Exercise objective: Below is some material; set it all down exactly, apart from the pictures.

Material provided:
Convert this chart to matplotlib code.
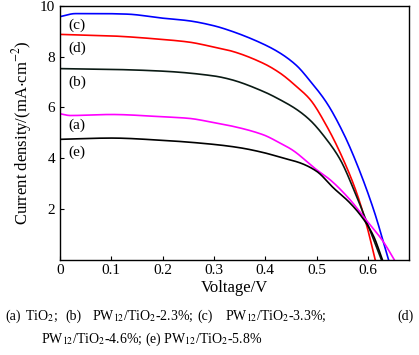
import numpy as np
import matplotlib
matplotlib.use("Agg")
import matplotlib.pyplot as plt

plt.rcParams['font.family'] = ['Liberation Serif', 'DejaVu Serif']
plt.rcParams['mathtext.fontset'] = 'stix'

# J-V curves (V in volts, J in mA/cm^2)
v_c = [0.0, 0.03, 0.08, 0.13, 0.2, 0.25, 0.3, 0.331, 0.396, 0.429, 0.461, 0.487, 0.52, 0.552, 0.575, 0.611, 0.64]
j_c = [9.58, 9.70, 9.70, 9.68, 9.52, 9.42, 9.22, 9.03, 8.50, 8.14, 7.65, 7.05, 6.17, 4.99, 3.94, 1.97, 0.0]

v_d = [0.0, 0.1, 0.2, 0.25, 0.3, 0.331, 0.396, 0.429, 0.461, 0.487, 0.52, 0.552, 0.578, 0.598, 0.614]
j_d = [8.88, 8.82, 8.68, 8.58, 8.38, 8.24, 7.74, 7.35, 6.82, 6.32, 5.25, 3.94, 2.63, 1.31, 0.0]

v_b = [0.0, 0.1, 0.2, 0.3, 0.331, 0.396, 0.429, 0.461, 0.487, 0.52, 0.546, 0.575, 0.601, 0.626]
j_b = [7.53, 7.50, 7.43, 7.24, 7.11, 6.63, 6.30, 5.92, 5.50, 4.72, 3.94, 2.63, 1.31, 0.0]

v_a = [0.0, 0.02, 0.1, 0.2, 0.25, 0.3, 0.331, 0.396, 0.429, 0.452, 0.5, 0.526, 0.565, 0.595, 0.63, 0.651]
j_a = [5.75, 5.68, 5.72, 5.63, 5.57, 5.40, 5.28, 4.92, 4.59, 4.33, 3.54, 3.15, 2.36, 1.60, 0.70, 0.0]

v_e = [0.0, 0.1, 0.2, 0.3, 0.35, 0.396, 0.435, 0.468, 0.5, 0.533, 0.565, 0.591, 0.611, 0.628]
j_e = [4.74, 4.79, 4.70, 4.54, 4.41, 4.22, 4.00, 3.81, 3.48, 2.82, 2.23, 1.60, 0.92, 0.0]

curve_labels = ['(c)', '(d)', '(b)', '(a)', '(e)']
label_j = [9.25, 8.35, 7.0, 5.3, 4.25]
colors = ['#0000ff', '#ff0000', '#0a1a14', '#ff00ff', '#000000']

caption_pieces = ['(a)', r'TiO$_2$;', '(b)', r'PW$_{12}$/TiO$_2$-2.3%;', '(c)',
                  r'PW$_{12}$/TiO$_2$-3.3%;', '(d)']
caption_x = [5, 25, 65, 92, 197, 225, 397]
caption_2 = r'PW$_{12}$/TiO$_2$-4.6%; (e) PW$_{12}$/TiO$_2$-5.8%'


def pchip(x, y, xs):
    # monotone cubic interpolation so the curves look smooth
    x = np.asarray(x, float)
    y = np.asarray(y, float)
    h = np.diff(x)
    d = np.diff(y) / h
    m = np.zeros_like(y)
    for k in range(1, len(x) - 1):
        if d[k - 1] * d[k] > 0:
            w1 = 2 * h[k] + h[k - 1]
            w2 = h[k] + 2 * h[k - 1]
            m[k] = (w1 + w2) / (w1 / d[k - 1] + w2 / d[k])
    m[0] = d[0]
    m[-1] = d[-1]
    idx = np.clip(np.searchsorted(x, xs) - 1, 0, len(x) - 2)
    t = (xs - x[idx]) / h[idx]
    h00 = 2 * t**3 - 3 * t**2 + 1
    h10 = t**3 - 2 * t**2 + t
    h01 = -2 * t**3 + 3 * t**2
    h11 = t**3 - t**2
    return h00 * y[idx] + h10 * h[idx] * m[idx] + h01 * y[idx + 1] + h11 * h[idx] * m[idx + 1]


fig = plt.figure(figsize=(4.19, 3.55), dpi=100)
ax = fig.add_axes([60 / 419, (355 - 259.5) / 355, 349 / 419, 253.5 / 355])

series = [(v_c, j_c), (v_d, j_d), (v_b, j_b), (v_a, j_a), (v_e, j_e)]
for (v, j), col in zip(series, colors):
    vv = np.linspace(v[0], v[-1], 400)
    ax.plot(vv, pchip(v, j, vv), color=col, lw=1.2)

for lab, jl in zip(curve_labels, label_j):
    ax.text(0.033, jl, lab, fontsize=11, ha='center', va='center')

ax.set_xlim(0, 0.68)
ax.set_ylim(0, 10)
ax.set_xticks([0, 0.1, 0.2, 0.3, 0.4, 0.5, 0.6])
ax.set_xticklabels(['0', '0.1', '0.2', '0.3', '0.4', '0.5', '0.6'])
ax.set_yticks([2, 4, 6, 8, 10])
ax.tick_params(direction='in', length=3, width=0.8, labelsize=11)
for s in ax.spines.values():
    s.set_linewidth(1.0)
ax.set_xlabel('Voltage/V', fontsize=12, labelpad=2)
ax.set_ylabel(r'Current density/(mA$\cdot$cm$^{-2}$)', fontsize=12, labelpad=4)

for txt, xp in zip(caption_pieces, caption_x):
    fig.text(xp / 419, 1 - 316 / 355, txt, fontsize=10, ha='left', va='center')
fig.text(41 / 419, 1 - 339 / 355, caption_2, fontsize=10, ha='left', va='center')

fig.savefig('out.png', dpi=100)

Result below:
Convert this chart to matplotlib code.
import numpy as np
import matplotlib
matplotlib.use("Agg")
import matplotlib.pyplot as plt

plt.rcParams['font.family'] = ['Liberation Serif', 'DejaVu Serif']
plt.rcParams['mathtext.fontset'] = 'stix'

# J-V curves (V in volts, J in mA/cm^2)
v_c = [0.0, 0.03, 0.08, 0.13, 0.2, 0.25, 0.3, 0.331, 0.396, 0.429, 0.461, 0.487, 0.52, 0.552, 0.575, 0.611, 0.64]
j_c = [9.58, 9.70, 9.70, 9.68, 9.52, 9.42, 9.22, 9.03, 8.50, 8.14, 7.65, 7.05, 6.17, 4.99, 3.94, 1.97, 0.0]

v_d = [0.0, 0.1, 0.2, 0.25, 0.3, 0.331, 0.396, 0.429, 0.461, 0.487, 0.52, 0.552, 0.578, 0.598, 0.614]
j_d = [8.88, 8.82, 8.68, 8.58, 8.38, 8.24, 7.74, 7.35, 6.82, 6.32, 5.25, 3.94, 2.63, 1.31, 0.0]

v_b = [0.0, 0.1, 0.2, 0.3, 0.331, 0.396, 0.429, 0.461, 0.487, 0.52, 0.546, 0.575, 0.601, 0.626]
j_b = [7.53, 7.50, 7.43, 7.24, 7.11, 6.63, 6.30, 5.92, 5.50, 4.72, 3.94, 2.63, 1.31, 0.0]

v_a = [0.0, 0.02, 0.1, 0.2, 0.25, 0.3, 0.331, 0.396, 0.429, 0.452, 0.5, 0.526, 0.565, 0.595, 0.63, 0.651]
j_a = [5.75, 5.68, 5.72, 5.63, 5.57, 5.40, 5.28, 4.92, 4.59, 4.33, 3.54, 3.15, 2.36, 1.60, 0.70, 0.0]

v_e = [0.0, 0.1, 0.2, 0.3, 0.35, 0.396, 0.435, 0.468, 0.5, 0.533, 0.565, 0.591, 0.611, 0.628]
j_e = [4.74, 4.79, 4.70, 4.54, 4.41, 4.22, 4.00, 3.81, 3.48, 2.82, 2.23, 1.60, 0.92, 0.0]

curve_labels = ['(c)', '(d)', '(b)', '(a)', '(e)']
label_j = [9.25, 8.35, 7.0, 5.3, 4.25]
colors = ['#0000ff', '#ff0000', '#0a1a14', '#ff00ff', '#000000']

caption_pieces = ['(a)', r'TiO$_2$;', '(b)', r'PW$_{12}$/TiO$_2$-2.3%;', '(c)',
                  r'PW$_{12}$/TiO$_2$-3.3%;', '(d)']
caption_x = [5, 25, 65, 92, 197, 225, 397]
caption_2 = r'PW$_{12}$/TiO$_2$-4.6%; (e) PW$_{12}$/TiO$_2$-5.8%'


def pchip(x, y, xs):
    # monotone cubic interpolation so the curves look smooth
    x = np.asarray(x, float)
    y = np.asarray(y, float)
    h = np.diff(x)
    d = np.diff(y) / h
    m = np.zeros_like(y)
    for k in range(1, len(x) - 1):
        if d[k - 1] * d[k] > 0:
            w1 = 2 * h[k] + h[k - 1]
            w2 = h[k] + 2 * h[k - 1]
            m[k] = (w1 + w2) / (w1 / d[k - 1] + w2 / d[k])
    m[0] = d[0]
    m[-1] = d[-1]
    idx = np.clip(np.searchsorted(x, xs) - 1, 0, len(x) - 2)
    t = (xs - x[idx]) / h[idx]
    h00 = 2 * t**3 - 3 * t**2 + 1
    h10 = t**3 - 2 * t**2 + t
    h01 = -2 * t**3 + 3 * t**2
    h11 = t**3 - t**2
    return h00 * y[idx] + h10 * h[idx] * m[idx] + h01 * y[idx + 1] + h11 * h[idx] * m[idx + 1]


fig = plt.figure(figsize=(4.19, 3.55), dpi=100)
ax = fig.add_axes([60 / 419, (355 - 259.5) / 355, 349 / 419, 253.5 / 355])

series = [(v_c, j_c), (v_d, j_d), (v_b, j_b), (v_a, j_a), (v_e, j_e)]
for (v, j), col in zip(series, colors):
    vv = np.linspace(v[0], v[-1], 400)
    ax.plot(vv, pchip(v, j, vv), color=col, lw=1.2)

for lab, jl in zip(curve_labels, label_j):
    ax.text(0.033, jl, lab, fontsize=11, ha='center', va='center')

ax.set_xlim(0, 0.68)
ax.set_ylim(0, 10)
ax.set_xticks([0, 0.1, 0.2, 0.3, 0.4, 0.5, 0.6])
ax.set_xticklabels(['0', '0.1', '0.2', '0.3', '0.4', '0.5', '0.6'])
ax.set_yticks([2, 4, 6, 8, 10])
ax.tick_params(direction='in', length=3, width=0.8, labelsize=11)
for s in ax.spines.values():
    s.set_linewidth(1.0)
ax.set_xlabel('Voltage/V', fontsize=12, labelpad=2)
ax.set_ylabel(r'Current density/(mA$\cdot$cm$^{-2}$)', fontsize=12, labelpad=4)

for txt, xp in zip(caption_pieces, caption_x):
    fig.text(xp / 419, 1 - 316 / 355, txt, fontsize=10, ha='left', va='center')
fig.text(41 / 419, 1 - 339 / 355, caption_2, fontsize=10, ha='left', va='center')

fig.savefig('out.png', dpi=100)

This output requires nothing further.